**INFORMATION SHOWN:**

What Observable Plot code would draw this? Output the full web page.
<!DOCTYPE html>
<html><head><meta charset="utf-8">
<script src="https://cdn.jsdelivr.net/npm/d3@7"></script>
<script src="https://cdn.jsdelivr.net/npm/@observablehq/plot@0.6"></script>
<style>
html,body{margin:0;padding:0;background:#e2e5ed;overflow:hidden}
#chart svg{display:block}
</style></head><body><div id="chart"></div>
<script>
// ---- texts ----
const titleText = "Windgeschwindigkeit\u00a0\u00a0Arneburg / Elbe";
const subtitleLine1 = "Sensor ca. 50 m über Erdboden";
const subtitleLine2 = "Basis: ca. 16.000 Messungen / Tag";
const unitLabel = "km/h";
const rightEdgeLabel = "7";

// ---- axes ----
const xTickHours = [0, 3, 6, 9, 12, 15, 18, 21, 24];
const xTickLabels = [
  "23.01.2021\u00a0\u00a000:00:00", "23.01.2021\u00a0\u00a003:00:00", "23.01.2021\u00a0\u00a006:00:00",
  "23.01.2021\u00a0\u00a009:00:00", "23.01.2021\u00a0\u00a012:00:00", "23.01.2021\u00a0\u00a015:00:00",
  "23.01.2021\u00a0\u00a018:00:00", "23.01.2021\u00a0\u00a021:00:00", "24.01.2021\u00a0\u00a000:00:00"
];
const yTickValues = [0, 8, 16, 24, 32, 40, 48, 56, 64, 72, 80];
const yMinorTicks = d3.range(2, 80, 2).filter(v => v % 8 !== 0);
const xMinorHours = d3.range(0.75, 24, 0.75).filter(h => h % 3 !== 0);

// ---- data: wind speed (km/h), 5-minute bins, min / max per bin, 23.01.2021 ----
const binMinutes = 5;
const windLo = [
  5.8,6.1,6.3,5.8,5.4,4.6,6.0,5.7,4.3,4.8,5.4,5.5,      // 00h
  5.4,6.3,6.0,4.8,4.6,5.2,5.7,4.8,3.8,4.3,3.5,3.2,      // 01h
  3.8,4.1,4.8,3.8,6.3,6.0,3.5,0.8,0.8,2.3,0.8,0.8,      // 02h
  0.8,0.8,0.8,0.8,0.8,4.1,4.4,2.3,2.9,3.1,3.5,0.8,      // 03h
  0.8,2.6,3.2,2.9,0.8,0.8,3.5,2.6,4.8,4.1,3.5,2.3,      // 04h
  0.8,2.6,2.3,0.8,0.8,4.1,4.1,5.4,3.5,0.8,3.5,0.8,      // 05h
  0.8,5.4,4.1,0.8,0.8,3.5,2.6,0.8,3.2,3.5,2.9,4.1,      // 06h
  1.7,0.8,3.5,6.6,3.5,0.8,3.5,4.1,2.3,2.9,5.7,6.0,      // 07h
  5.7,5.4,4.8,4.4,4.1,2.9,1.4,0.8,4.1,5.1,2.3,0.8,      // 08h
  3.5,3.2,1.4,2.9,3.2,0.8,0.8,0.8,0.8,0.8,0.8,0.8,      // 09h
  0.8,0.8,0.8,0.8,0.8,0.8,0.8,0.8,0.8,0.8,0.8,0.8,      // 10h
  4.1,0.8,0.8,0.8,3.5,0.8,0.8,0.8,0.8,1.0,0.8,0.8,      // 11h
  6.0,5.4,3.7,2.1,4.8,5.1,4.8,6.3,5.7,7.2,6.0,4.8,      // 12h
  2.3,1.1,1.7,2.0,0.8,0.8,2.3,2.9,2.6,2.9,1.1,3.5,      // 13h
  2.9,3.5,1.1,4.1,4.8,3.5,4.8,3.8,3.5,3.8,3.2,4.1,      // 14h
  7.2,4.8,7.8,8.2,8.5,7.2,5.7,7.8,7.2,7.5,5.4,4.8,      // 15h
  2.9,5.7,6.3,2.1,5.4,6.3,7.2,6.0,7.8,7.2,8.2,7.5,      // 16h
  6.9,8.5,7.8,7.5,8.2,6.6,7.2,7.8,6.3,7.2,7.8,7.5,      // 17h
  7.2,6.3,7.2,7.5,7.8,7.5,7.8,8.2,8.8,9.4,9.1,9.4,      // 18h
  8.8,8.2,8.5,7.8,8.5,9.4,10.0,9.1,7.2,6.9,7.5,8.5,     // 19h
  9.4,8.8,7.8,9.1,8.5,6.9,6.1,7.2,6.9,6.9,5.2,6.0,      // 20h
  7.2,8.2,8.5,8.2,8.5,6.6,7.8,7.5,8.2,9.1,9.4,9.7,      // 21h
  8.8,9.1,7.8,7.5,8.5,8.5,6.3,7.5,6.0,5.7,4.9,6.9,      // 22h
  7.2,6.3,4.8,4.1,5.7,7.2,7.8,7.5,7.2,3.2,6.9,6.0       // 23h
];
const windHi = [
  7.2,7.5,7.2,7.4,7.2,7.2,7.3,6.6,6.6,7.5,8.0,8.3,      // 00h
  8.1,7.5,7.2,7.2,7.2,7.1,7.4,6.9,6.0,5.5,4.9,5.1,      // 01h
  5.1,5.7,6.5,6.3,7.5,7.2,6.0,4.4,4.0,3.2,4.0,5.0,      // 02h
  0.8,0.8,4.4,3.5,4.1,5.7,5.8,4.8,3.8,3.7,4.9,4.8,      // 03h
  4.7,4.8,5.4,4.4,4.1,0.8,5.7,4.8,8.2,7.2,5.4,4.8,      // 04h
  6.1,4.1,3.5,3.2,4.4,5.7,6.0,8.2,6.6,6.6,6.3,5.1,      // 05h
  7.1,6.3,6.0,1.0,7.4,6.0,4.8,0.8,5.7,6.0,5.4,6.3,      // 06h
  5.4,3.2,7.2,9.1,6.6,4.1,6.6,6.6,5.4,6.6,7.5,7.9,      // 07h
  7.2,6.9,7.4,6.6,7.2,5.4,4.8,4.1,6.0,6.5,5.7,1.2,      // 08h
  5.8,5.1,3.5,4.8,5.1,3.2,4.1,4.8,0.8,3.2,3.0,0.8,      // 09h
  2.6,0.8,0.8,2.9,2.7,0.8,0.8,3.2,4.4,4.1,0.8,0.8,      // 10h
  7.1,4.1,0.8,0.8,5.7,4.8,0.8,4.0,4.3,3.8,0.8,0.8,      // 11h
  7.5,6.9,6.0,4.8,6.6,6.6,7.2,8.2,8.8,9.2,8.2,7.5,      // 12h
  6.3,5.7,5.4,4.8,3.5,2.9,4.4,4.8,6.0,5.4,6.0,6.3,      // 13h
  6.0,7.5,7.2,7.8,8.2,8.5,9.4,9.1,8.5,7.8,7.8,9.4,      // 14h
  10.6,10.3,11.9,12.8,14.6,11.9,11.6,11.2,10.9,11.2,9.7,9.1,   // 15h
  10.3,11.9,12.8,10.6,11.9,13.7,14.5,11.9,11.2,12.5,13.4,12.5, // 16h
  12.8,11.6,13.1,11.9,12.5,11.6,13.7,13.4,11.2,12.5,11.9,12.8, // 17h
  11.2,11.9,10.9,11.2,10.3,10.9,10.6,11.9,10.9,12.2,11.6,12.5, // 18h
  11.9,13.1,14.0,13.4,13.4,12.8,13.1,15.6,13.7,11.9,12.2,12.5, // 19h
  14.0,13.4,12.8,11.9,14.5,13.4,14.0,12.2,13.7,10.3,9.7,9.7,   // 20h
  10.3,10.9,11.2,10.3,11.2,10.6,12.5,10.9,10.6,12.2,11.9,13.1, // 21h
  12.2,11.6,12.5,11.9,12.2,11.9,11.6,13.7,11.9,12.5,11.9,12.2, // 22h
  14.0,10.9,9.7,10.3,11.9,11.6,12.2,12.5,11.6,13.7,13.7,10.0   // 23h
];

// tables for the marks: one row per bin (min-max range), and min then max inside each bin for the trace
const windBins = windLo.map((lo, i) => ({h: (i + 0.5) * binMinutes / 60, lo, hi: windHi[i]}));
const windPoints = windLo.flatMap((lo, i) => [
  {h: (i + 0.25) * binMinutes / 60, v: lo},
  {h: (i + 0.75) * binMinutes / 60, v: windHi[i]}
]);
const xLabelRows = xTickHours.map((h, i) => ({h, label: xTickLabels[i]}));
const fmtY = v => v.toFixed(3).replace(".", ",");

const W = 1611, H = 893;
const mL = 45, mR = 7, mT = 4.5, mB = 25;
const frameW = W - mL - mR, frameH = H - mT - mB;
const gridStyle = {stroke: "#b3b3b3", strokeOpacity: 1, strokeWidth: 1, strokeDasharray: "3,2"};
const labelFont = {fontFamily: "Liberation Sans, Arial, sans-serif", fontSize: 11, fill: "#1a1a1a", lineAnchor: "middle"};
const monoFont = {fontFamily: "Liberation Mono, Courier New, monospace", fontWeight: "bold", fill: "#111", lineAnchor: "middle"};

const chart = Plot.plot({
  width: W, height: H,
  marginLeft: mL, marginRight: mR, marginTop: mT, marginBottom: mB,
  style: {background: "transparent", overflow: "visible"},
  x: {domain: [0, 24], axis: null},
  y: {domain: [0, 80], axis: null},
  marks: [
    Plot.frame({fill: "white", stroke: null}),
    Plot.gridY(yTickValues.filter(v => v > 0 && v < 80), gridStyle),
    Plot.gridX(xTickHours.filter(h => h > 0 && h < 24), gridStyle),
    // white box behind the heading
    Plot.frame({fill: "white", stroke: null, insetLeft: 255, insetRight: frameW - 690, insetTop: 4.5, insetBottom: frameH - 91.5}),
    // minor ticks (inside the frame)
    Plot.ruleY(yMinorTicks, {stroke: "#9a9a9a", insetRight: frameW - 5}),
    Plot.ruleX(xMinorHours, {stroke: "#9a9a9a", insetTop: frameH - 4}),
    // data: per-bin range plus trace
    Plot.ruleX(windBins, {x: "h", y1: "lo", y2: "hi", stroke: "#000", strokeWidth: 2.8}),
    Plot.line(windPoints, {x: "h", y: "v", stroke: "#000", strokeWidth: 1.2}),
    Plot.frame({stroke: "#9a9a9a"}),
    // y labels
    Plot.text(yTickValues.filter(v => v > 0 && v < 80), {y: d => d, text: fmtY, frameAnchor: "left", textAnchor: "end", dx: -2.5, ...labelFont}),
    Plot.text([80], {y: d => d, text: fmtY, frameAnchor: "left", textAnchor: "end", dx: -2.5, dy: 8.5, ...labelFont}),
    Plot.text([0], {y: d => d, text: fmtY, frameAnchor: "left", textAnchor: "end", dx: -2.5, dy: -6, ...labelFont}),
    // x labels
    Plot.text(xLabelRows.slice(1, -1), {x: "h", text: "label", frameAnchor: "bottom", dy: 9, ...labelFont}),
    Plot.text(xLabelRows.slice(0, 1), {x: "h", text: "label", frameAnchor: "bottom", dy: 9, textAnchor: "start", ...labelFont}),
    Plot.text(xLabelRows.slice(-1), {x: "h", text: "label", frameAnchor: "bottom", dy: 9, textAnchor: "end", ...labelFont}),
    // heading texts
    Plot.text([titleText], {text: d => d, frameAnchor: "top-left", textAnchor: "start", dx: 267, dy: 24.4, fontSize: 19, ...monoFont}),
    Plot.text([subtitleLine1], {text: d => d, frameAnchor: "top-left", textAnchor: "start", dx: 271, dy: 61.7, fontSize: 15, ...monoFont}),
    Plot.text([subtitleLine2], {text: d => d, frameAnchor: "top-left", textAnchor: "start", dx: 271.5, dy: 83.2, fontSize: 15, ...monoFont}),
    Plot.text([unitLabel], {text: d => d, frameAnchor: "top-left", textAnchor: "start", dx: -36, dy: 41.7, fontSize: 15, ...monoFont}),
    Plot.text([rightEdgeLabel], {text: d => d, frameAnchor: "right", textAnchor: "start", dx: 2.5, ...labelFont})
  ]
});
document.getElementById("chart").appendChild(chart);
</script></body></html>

**WHAT THIS TASK INVOLVES:**
Print only the lines from the top of the data above down to the line holding "const xMinorHours = d3.range(0.75, 24, 0.75).filter(h", inclusive.

**FINAL ANSWER:**
What Observable Plot code would draw this? Output the full web page.
<!DOCTYPE html>
<html><head><meta charset="utf-8">
<script src="https://cdn.jsdelivr.net/npm/d3@7"></script>
<script src="https://cdn.jsdelivr.net/npm/@observablehq/plot@0.6"></script>
<style>
html,body{margin:0;padding:0;background:#e2e5ed;overflow:hidden}
#chart svg{display:block}
</style></head><body><div id="chart"></div>
<script>
// ---- texts ----
const titleText = "Windgeschwindigkeit\u00a0\u00a0Arneburg / Elbe";
const subtitleLine1 = "Sensor ca. 50 m über Erdboden";
const subtitleLine2 = "Basis: ca. 16.000 Messungen / Tag";
const unitLabel = "km/h";
const rightEdgeLabel = "7";

// ---- axes ----
const xTickHours = [0, 3, 6, 9, 12, 15, 18, 21, 24];
const xTickLabels = [
  "23.01.2021\u00a0\u00a000:00:00", "23.01.2021\u00a0\u00a003:00:00", "23.01.2021\u00a0\u00a006:00:00",
  "23.01.2021\u00a0\u00a009:00:00", "23.01.2021\u00a0\u00a012:00:00", "23.01.2021\u00a0\u00a015:00:00",
  "23.01.2021\u00a0\u00a018:00:00", "23.01.2021\u00a0\u00a021:00:00", "24.01.2021\u00a0\u00a000:00:00"
];
const yTickValues = [0, 8, 16, 24, 32, 40, 48, 56, 64, 72, 80];
const yMinorTicks = d3.range(2, 80, 2).filter(v => v % 8 !== 0);
const xMinorHours = d3.range(0.75, 24, 0.75).filter(h => h % 3 !== 0);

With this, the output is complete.